• DATASET EXTRACT
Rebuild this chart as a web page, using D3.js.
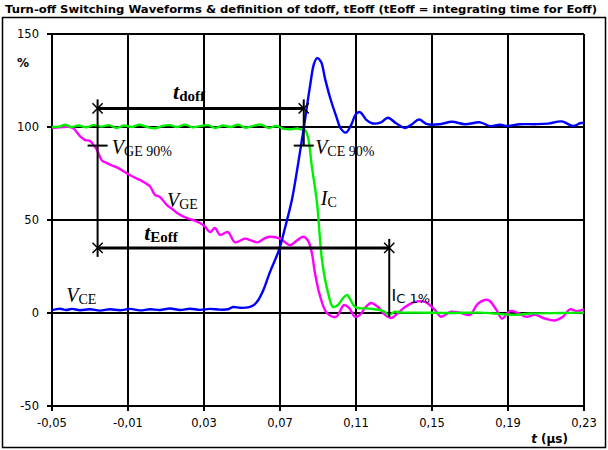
---
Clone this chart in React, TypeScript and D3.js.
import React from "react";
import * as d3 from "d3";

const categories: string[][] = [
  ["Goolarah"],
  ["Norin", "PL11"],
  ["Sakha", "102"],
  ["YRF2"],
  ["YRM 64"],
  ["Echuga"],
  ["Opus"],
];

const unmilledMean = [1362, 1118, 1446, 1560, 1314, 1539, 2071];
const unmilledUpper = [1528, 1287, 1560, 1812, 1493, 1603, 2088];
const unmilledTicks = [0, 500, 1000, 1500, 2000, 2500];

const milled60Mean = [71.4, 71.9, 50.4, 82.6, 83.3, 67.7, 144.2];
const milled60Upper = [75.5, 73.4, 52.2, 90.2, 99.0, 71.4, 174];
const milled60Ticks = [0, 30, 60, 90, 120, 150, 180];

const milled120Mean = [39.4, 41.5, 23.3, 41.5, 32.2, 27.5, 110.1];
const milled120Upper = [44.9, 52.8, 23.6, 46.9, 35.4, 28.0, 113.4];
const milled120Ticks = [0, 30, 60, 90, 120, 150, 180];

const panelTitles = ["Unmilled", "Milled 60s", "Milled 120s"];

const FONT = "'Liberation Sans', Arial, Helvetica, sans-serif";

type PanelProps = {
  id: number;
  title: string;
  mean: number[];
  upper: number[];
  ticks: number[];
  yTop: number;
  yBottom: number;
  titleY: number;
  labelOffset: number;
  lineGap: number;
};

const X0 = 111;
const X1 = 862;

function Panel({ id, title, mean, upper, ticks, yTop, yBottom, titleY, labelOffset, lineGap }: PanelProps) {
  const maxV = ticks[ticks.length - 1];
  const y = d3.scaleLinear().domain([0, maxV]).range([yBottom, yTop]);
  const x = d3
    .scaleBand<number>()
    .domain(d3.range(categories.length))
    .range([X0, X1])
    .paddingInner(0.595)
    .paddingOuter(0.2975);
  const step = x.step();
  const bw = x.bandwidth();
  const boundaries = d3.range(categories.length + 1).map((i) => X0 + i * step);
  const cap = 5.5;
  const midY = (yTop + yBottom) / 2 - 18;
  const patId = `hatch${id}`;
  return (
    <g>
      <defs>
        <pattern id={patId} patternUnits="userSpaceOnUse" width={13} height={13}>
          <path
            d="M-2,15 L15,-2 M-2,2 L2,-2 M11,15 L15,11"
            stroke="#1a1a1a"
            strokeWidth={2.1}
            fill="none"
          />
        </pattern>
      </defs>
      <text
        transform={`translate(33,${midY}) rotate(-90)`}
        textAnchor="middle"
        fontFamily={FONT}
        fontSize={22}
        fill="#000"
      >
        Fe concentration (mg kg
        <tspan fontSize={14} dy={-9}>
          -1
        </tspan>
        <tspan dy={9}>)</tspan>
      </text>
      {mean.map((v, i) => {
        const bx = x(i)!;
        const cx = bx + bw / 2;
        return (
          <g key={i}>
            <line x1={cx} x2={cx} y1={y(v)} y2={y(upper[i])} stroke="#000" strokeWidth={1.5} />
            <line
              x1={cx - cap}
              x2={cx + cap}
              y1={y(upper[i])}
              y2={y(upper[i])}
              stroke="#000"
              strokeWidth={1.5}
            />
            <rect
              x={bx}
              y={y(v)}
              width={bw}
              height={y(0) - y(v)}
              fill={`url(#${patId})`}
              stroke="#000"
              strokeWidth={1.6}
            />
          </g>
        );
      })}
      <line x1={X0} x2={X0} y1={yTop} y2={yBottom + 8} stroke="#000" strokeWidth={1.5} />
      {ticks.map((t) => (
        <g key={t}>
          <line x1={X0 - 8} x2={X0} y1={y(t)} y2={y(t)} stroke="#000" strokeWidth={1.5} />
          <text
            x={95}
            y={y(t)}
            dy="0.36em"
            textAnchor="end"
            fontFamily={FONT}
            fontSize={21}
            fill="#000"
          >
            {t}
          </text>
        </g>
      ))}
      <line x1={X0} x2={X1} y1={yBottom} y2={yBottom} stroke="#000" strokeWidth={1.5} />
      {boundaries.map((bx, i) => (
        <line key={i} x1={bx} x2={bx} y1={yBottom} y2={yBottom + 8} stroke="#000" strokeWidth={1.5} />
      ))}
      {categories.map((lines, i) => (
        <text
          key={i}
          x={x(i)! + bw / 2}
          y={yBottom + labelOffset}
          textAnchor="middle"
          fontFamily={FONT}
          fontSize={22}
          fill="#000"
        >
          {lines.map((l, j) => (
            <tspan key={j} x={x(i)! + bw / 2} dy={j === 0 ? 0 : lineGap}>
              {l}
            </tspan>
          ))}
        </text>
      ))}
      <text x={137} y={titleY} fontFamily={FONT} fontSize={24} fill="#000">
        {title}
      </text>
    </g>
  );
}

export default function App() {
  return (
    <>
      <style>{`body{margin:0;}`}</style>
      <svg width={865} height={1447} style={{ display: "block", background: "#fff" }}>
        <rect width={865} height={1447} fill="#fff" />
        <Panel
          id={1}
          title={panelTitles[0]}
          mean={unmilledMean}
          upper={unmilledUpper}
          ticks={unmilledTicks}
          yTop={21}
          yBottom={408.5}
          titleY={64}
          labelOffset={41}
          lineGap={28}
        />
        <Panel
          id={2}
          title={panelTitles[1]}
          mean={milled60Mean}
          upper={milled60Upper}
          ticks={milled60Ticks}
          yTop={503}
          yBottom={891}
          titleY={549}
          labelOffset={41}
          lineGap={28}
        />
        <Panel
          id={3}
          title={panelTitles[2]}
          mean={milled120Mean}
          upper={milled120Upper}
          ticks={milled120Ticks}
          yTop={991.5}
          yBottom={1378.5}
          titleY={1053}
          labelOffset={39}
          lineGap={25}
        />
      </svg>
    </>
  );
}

• TASK STATEMENT
Beginning with the line containing "Clone this chart" and ending with the line containing "const X1 = 862;", extract those lines exactly from the listing above, and only those.

• COMPLETED EXERCISE
Clone this chart in React, TypeScript and D3.js.
import React from "react";
import * as d3 from "d3";

const categories: string[][] = [
  ["Goolarah"],
  ["Norin", "PL11"],
  ["Sakha", "102"],
  ["YRF2"],
  ["YRM 64"],
  ["Echuga"],
  ["Opus"],
];

const unmilledMean = [1362, 1118, 1446, 1560, 1314, 1539, 2071];
const unmilledUpper = [1528, 1287, 1560, 1812, 1493, 1603, 2088];
const unmilledTicks = [0, 500, 1000, 1500, 2000, 2500];

const milled60Mean = [71.4, 71.9, 50.4, 82.6, 83.3, 67.7, 144.2];
const milled60Upper = [75.5, 73.4, 52.2, 90.2, 99.0, 71.4, 174];
const milled60Ticks = [0, 30, 60, 90, 120, 150, 180];

const milled120Mean = [39.4, 41.5, 23.3, 41.5, 32.2, 27.5, 110.1];
const milled120Upper = [44.9, 52.8, 23.6, 46.9, 35.4, 28.0, 113.4];
const milled120Ticks = [0, 30, 60, 90, 120, 150, 180];

const panelTitles = ["Unmilled", "Milled 60s", "Milled 120s"];

const FONT = "'Liberation Sans', Arial, Helvetica, sans-serif";

type PanelProps = {
  id: number;
  title: string;
  mean: number[];
  upper: number[];
  ticks: number[];
  yTop: number;
  yBottom: number;
  titleY: number;
  labelOffset: number;
  lineGap: number;
};

const X0 = 111;
const X1 = 862;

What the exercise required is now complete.